*Instructions to follow:* Output the line that holds "Write the matplotlib code for this chart.", the line that holds "from matplotlib.lines import Line2D", and every line between them, exactly, but none of the pictures.

*Input records:*
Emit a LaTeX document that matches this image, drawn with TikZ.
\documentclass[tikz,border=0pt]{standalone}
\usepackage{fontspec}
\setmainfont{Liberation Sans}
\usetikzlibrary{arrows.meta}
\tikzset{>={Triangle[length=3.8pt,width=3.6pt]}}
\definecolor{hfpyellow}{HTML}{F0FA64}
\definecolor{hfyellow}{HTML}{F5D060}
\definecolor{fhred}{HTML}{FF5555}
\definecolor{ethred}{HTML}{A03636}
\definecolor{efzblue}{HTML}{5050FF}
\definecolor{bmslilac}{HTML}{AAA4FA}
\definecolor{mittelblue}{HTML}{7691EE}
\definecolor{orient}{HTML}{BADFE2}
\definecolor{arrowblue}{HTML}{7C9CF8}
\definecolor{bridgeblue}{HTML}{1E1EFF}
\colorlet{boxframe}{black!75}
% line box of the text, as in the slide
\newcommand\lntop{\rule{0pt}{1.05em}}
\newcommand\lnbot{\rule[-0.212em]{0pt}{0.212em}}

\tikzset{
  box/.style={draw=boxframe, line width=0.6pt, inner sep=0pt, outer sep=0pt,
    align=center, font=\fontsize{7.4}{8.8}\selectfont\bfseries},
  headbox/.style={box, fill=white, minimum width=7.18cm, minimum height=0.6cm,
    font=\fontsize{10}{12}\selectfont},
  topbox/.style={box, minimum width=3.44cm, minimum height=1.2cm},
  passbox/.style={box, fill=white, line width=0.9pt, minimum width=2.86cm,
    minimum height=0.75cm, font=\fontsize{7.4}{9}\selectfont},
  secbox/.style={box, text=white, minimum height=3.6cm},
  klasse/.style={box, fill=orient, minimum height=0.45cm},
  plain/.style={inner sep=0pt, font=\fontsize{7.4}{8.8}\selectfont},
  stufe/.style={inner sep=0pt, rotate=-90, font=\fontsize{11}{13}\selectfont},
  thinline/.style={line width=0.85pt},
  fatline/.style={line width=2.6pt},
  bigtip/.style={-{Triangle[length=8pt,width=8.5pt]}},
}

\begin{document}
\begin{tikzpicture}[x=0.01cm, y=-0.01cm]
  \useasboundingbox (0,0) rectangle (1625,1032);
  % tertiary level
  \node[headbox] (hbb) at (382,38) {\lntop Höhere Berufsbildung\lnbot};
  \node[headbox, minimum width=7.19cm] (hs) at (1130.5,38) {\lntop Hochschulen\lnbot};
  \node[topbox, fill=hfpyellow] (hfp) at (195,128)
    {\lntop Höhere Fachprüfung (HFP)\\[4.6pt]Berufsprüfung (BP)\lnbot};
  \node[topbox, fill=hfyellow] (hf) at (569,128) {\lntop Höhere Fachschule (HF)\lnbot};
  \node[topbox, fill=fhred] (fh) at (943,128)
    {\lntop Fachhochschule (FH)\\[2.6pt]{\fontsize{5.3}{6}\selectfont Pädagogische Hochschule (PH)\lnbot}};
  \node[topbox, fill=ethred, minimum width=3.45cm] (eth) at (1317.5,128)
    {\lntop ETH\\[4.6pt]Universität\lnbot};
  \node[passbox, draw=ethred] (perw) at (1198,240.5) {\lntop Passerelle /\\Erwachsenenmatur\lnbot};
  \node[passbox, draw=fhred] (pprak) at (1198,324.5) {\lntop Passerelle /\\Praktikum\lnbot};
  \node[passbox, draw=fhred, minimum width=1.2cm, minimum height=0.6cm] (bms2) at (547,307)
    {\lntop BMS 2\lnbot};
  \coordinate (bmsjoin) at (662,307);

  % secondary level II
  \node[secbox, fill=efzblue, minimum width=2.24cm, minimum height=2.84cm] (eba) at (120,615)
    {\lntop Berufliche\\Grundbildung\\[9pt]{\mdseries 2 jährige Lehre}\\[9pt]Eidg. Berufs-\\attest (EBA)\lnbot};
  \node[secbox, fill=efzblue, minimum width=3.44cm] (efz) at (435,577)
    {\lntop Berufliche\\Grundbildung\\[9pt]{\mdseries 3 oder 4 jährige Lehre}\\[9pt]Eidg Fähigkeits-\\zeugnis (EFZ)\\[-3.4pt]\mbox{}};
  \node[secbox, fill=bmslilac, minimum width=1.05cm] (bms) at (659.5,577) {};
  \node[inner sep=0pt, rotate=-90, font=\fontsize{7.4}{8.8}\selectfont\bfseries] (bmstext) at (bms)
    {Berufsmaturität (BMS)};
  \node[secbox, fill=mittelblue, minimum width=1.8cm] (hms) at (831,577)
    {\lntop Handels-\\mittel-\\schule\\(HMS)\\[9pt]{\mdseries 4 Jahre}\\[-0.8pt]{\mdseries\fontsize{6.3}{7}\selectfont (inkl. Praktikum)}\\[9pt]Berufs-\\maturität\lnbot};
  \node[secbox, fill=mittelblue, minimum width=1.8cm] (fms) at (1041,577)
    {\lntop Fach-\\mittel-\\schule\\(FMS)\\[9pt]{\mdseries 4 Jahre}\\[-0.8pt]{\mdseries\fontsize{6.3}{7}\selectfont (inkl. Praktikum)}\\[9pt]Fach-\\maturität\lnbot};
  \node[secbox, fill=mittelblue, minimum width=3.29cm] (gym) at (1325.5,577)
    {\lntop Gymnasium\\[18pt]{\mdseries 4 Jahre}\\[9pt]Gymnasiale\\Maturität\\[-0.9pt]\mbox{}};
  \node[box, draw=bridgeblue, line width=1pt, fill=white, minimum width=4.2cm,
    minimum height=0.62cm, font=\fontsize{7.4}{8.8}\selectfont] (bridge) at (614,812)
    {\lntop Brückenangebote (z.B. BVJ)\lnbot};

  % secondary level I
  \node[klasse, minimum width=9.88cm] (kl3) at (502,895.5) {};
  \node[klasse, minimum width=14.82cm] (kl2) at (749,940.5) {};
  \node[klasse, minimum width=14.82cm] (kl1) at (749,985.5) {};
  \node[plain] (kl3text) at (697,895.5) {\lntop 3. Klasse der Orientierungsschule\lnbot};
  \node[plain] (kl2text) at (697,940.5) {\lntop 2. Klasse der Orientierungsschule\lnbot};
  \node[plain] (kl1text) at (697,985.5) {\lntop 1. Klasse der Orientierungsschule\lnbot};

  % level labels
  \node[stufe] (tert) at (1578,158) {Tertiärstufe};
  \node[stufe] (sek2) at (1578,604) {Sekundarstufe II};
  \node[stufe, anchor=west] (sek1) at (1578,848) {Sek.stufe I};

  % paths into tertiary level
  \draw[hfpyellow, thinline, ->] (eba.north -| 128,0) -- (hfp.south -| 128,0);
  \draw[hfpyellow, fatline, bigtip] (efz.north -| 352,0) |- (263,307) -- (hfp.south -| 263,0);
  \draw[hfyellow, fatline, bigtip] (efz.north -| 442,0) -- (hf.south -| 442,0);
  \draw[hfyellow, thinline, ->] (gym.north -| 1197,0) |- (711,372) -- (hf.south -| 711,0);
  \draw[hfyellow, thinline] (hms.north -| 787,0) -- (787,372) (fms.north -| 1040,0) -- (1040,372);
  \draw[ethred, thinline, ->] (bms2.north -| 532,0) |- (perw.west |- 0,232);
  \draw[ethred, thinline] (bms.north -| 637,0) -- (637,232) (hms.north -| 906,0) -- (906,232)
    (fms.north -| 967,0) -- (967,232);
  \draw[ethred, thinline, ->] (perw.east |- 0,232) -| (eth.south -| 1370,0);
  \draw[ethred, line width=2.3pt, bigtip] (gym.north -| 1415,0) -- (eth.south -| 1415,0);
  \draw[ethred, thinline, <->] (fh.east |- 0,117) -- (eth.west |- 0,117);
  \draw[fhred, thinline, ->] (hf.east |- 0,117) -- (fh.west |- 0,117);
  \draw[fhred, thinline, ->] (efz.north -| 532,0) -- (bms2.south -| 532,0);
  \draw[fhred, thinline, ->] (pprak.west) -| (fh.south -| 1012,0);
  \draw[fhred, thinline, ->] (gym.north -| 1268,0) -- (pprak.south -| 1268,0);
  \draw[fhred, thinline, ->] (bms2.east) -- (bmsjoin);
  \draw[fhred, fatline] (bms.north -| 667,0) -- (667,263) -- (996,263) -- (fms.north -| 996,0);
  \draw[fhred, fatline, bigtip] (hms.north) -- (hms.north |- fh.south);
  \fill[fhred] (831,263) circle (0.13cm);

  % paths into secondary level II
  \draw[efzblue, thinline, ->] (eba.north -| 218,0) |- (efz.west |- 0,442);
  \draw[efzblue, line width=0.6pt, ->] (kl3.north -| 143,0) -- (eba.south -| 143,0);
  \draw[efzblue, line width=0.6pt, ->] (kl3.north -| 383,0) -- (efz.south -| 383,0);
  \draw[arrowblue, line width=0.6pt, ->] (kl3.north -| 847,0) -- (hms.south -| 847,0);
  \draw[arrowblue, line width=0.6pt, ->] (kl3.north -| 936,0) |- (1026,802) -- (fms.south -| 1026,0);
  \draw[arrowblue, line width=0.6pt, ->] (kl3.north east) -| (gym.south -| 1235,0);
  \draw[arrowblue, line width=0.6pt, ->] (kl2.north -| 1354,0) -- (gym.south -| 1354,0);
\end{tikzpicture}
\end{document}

--

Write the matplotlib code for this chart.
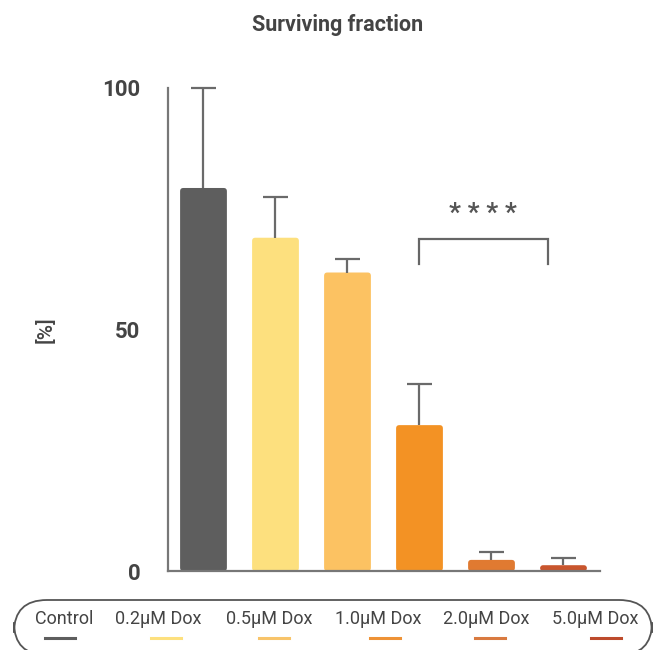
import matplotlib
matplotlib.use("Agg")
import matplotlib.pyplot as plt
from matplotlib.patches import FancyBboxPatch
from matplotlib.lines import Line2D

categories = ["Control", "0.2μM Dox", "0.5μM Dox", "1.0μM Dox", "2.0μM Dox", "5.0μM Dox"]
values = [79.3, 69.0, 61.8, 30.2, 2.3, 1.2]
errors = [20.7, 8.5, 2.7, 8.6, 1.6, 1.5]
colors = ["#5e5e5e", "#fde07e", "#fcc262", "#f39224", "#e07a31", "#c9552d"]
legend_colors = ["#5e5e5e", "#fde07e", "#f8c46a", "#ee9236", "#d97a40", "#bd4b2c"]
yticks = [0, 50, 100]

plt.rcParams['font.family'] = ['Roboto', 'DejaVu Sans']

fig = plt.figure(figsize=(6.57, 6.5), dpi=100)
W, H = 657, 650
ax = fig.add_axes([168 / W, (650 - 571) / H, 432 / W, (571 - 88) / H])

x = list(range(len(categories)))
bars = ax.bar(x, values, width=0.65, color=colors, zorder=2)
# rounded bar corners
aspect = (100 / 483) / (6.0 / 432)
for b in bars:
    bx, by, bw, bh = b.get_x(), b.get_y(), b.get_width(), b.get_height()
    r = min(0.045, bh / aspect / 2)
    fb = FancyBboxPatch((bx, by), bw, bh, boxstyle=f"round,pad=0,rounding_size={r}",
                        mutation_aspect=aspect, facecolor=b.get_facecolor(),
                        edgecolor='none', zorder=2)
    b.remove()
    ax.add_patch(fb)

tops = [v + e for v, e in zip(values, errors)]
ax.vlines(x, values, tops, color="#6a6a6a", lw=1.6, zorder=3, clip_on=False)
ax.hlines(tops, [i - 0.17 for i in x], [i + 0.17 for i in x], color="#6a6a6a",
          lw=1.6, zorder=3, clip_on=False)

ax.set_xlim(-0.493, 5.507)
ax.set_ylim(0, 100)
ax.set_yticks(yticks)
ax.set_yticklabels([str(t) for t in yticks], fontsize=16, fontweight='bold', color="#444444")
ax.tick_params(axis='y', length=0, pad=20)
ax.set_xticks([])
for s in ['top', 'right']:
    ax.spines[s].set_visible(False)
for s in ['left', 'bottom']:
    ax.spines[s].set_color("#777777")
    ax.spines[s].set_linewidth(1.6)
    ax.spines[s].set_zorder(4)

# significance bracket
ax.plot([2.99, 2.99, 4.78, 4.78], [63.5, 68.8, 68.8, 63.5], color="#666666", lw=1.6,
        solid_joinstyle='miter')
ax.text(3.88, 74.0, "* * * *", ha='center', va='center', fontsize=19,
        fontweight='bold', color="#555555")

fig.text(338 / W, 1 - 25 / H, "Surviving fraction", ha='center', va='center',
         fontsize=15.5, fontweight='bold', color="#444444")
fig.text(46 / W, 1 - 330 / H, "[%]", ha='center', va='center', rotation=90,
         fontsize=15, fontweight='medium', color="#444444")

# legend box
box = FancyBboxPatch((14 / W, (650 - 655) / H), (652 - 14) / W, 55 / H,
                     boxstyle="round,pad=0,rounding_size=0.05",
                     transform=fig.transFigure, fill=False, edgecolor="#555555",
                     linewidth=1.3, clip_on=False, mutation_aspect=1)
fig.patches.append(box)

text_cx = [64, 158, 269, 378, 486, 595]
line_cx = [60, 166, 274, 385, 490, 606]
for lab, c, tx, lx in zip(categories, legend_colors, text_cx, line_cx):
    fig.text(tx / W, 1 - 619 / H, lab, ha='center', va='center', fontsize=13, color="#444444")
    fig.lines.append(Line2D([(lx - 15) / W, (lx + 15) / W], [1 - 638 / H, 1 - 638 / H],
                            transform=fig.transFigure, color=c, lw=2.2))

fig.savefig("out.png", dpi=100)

*Task answer:*
Write the matplotlib code for this chart.
import matplotlib
matplotlib.use("Agg")
import matplotlib.pyplot as plt
from matplotlib.patches import FancyBboxPatch
from matplotlib.lines import Line2D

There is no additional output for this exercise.